Fire bomb attack part of dissident 'upsurge'
A fire bomb attack on a Belfast city centre store represents a serious upsurge by dissident republicans, Northern Ireland’s Police Federation warned.
The assailant might have suffered burns to his face, neck and hands after the device exploded as he was about to plant it in a sports shop.
He fled through crowded nearby streets desperately attempting to beat out the flames when the incendiary bomb went off prematurely underneath an anorak-type jacket.
Up to 15 people were inside the pop-up golf store at the time. None was hurt, but the bomber – a man in his mid-40s who was also wearing a beany hat – was engulfed in flames and almost certainly badly injured, according to police today.
Terry Spence, chairman of the Federation which represents rank and file officers, said: “It is deeply worrying and it is a very serious upsurge in dissident republican terrorism.”
Dissident republicans are believed to have been involved in the failed attack, the latest in a series in Belfast in the run-up to Christmas.

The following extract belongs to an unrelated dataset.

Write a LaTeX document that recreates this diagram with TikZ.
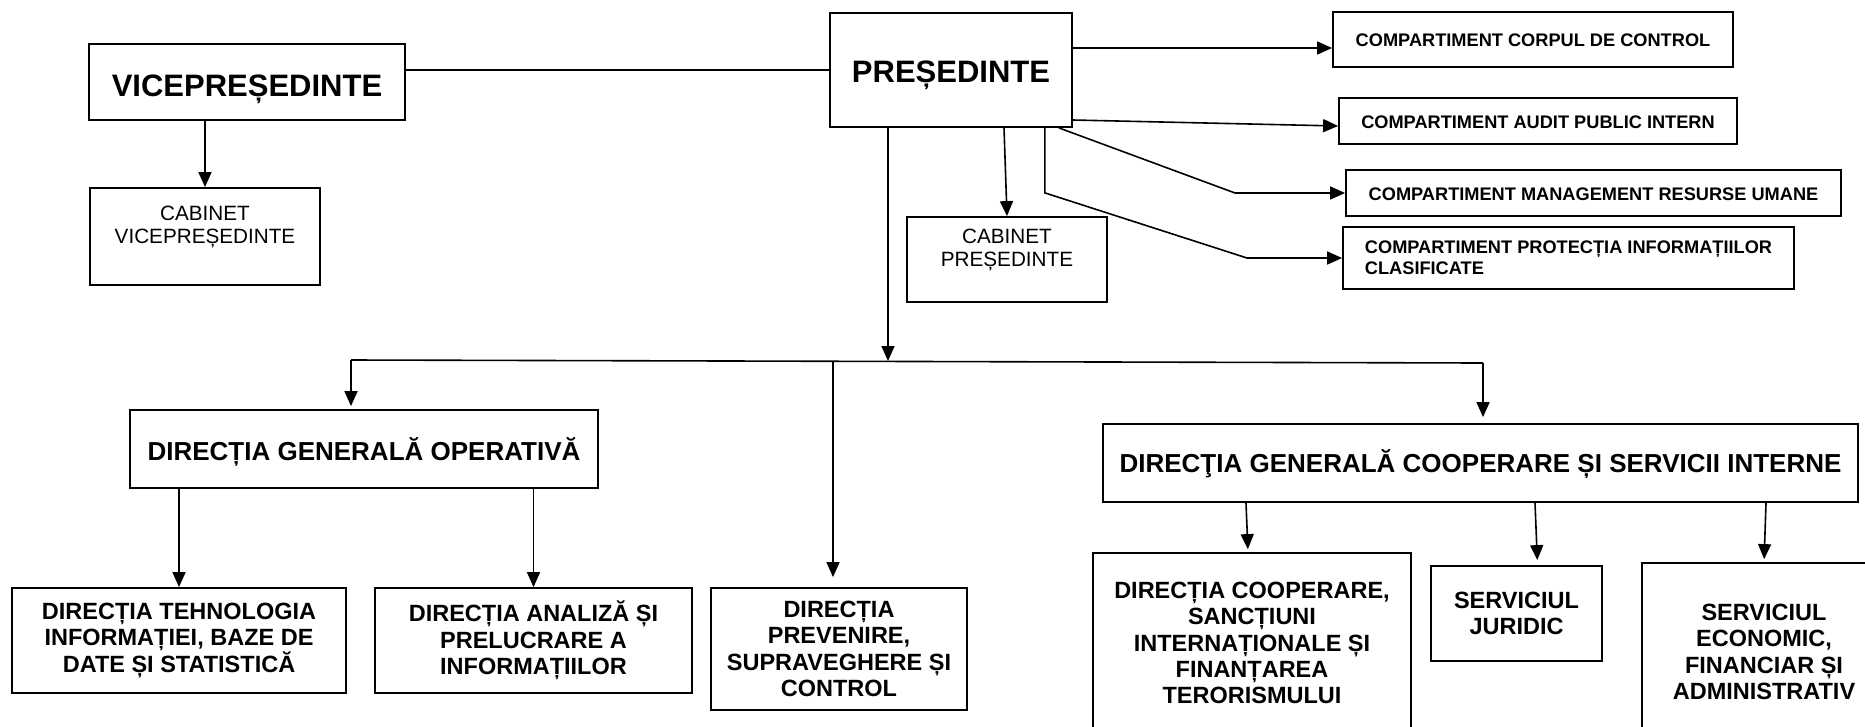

They tried to blow up an underground car park at the Victoria Centre, the city’s biggest shopping centre, and then abandoned a bomb in a holdall in the Cathedral Quarter last Friday night. Up to 1,000 people had to be evacuated from pubs, clubs and restaurants, but only the bomb detonators went off.
Security has been stepped up because of the heightened threat. With three men due in court in Belfast today to face a number of terrorist-related charges - some of them linked to a gun attack on police in north Belfast – checkpoints have been mounted on roads across Northern Ireland.
The remains of the incendiary device recovered last night showed it was the first of this type used by terrorists for some time.
A spokesman for the Federation said: “It certainly represents a change of tactic and is a direct assault on the retail trade at a particularly critical time coming up to Christmas.
“It puts the lives of ordinary people at risk.”
Mr Spence said police needed members of the public to come forward with information.
“We are deeply concerned on the basis that we have had 18 bombing incidents in seven weeks and that in itself is a very telling story,” he added.
“Most of those attacks have been against police officers on duty and indeed one case of an under-car booby trap device involving an officer who was retired.
“It needs to be dealt with robustly and we are hoping that the community will come forward.”
Monday’s attempted fire bombing happened at the Golf Madness shop and owner Nick Pierpoint described the incident as “sickening”.
He told the BBC: “He (the man) seemed to be flicking at something and, I think, maybe the thing (fire bomb) had gone off and then, literally, he started to go up into flames, which obviously panicked him and panicked us, and he just ran out of the shop and ran down the street,”
Police Service of Northern Ireland (PSNI) Chief Superintendent Alan McCrum said the man may require treatment for burns injuries, to neck, face and hands.
“Police are doing everything to protect Belfast and other places to enable people to go about their business peacefully,” he added.